### Work instructions
Restate each line word for word. Leave out every picture.

### Data provided
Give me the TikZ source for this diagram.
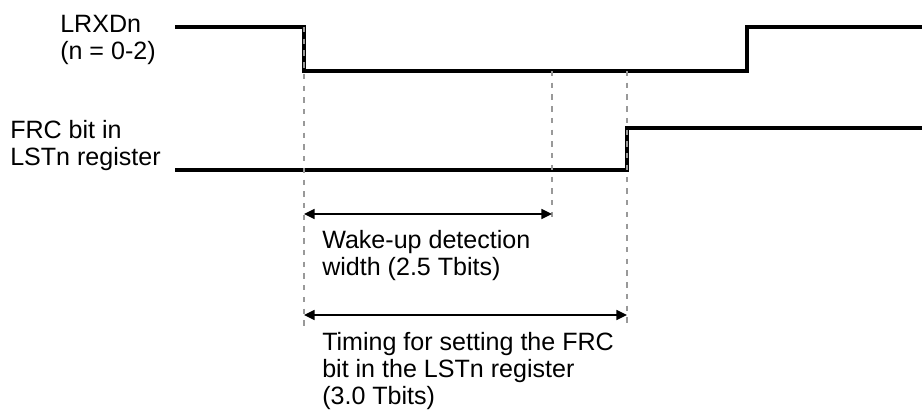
\documentclass[tikz,border=0pt]{standalone}
\usepackage{fontspec}
\setmainfont{Liberation Sans}
\usetikzlibrary{arrows.meta,positioning}
\begin{document}
\begin{tikzpicture}[x=0.75pt,y=-0.75pt,every node/.style={font=\fontsize{18.8}{20}\selectfont,inner sep=0pt},
 lbl/.style={anchor=base west,align=left},
 wave/.style={line width=2.3pt},
 guide/.style={draw=black!40,line width=2.1pt,dash pattern=on 4pt off 4.8pt},
 arr/.style={{Triangle[length=8pt,width=7.5pt]}-{Triangle[length=8pt,width=7.5pt]},line width=1.2pt}]
\useasboundingbox (0,0) rectangle (922,412);
\coordinate (rxS) at (175,27); \coordinate (rxF) at (304,27); \coordinate (rxL) at (304,71);
\coordinate (rxW) at (552,71); \coordinate (rxR) at (627,71); \coordinate (rxU) at (747,71);
\coordinate (rxE) at (922,27);
\coordinate (frS) at (175,170); \coordinate (frU) at (627,170); \coordinate (frE) at (922,128);
\coordinate (gA) at (304,332); \coordinate (gW) at (552,223); \coordinate (gR) at (627,324);
% labels: base = last line
\node[lbl] (rxd) at (60,59) {LRXDn\\(n = 0-2)};
\node[lbl] (frc) at (10,165) {FRC bit in\\LSTn register};
\draw[wave] (rxS)--(rxF)--(rxL)--(rxU)|-(rxE);
\draw[wave] (frS)--(frU)|-(frE);
\draw[guide] (rxF)--(gA); \draw[guide] (rxW)--(gW); \draw[guide] (rxR)--(gR);
\draw[arr] (rxF|-0,214)--(gW|-0,214);
\draw[arr] (rxF|-0,315)--(gR|-0,315);
\node[lbl] (wake) at (322,275) {Wake-up detection\\width (2.5 Tbits)};
\node[lbl] (tim) at (322,404) {Timing for setting the FRC\\bit in the LSTn register\\(3.0 Tbits)};
\end{tikzpicture}
\end{document}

### In response
Give me the TikZ source for this diagram.
\documentclass[tikz,border=0pt]{standalone}
\usepackage{fontspec}
\setmainfont{Liberation Sans}
\usetikzlibrary{arrows.meta,positioning}
\begin{document}
\begin{tikzpicture}[x=0.75pt,y=-0.75pt,every node/.style={font=\fontsize{18.8}{20}\selectfont,inner sep=0pt},
 lbl/.style={anchor=base west,align=left},
 wave/.style={line width=2.3pt},
 guide/.style={draw=black!40,line width=2.1pt,dash pattern=on 4pt off 4.8pt},
 arr/.style={{Triangle[length=8pt,width=7.5pt]}-{Triangle[length=8pt,width=7.5pt]},line width=1.2pt}]
\useasboundingbox (0,0) rectangle (922,412);
\coordinate (rxS) at (175,27); \coordinate (rxF) at (304,27); \coordinate (rxL) at (304,71);
\coordinate (rxW) at (552,71); \coordinate (rxR) at (627,71); \coordinate (rxU) at (747,71);
\coordinate (rxE) at (922,27);
\coordinate (frS) at (175,170); \coordinate (frU) at (627,170); \coordinate (frE) at (922,128);
\coordinate (gA) at (304,332); \coordinate (gW) at (552,223); \coordinate (gR) at (627,324);
% labels: base = last line
\node[lbl] (rxd) at (60,59) {LRXDn\\(n = 0-2)};
\node[lbl] (frc) at (10,165) {FRC bit in\\LSTn register};
\draw[wave] (rxS)--(rxF)--(rxL)--(rxU)|-(rxE);
\draw[wave] (frS)--(frU)|-(frE);
\draw[guide] (rxF)--(gA); \draw[guide] (rxW)--(gW); \draw[guide] (rxR)--(gR);
\draw[arr] (rxF|-0,214)--(gW|-0,214);
\draw[arr] (rxF|-0,315)--(gR|-0,315);
\node[lbl] (wake) at (322,275) {Wake-up detection\\width (2.5 Tbits)};
\node[lbl] (tim) at (322,404) {Timing for setting the FRC\\bit in the LSTn register\\(3.0 Tbits)};
\end{tikzpicture}
\end{document}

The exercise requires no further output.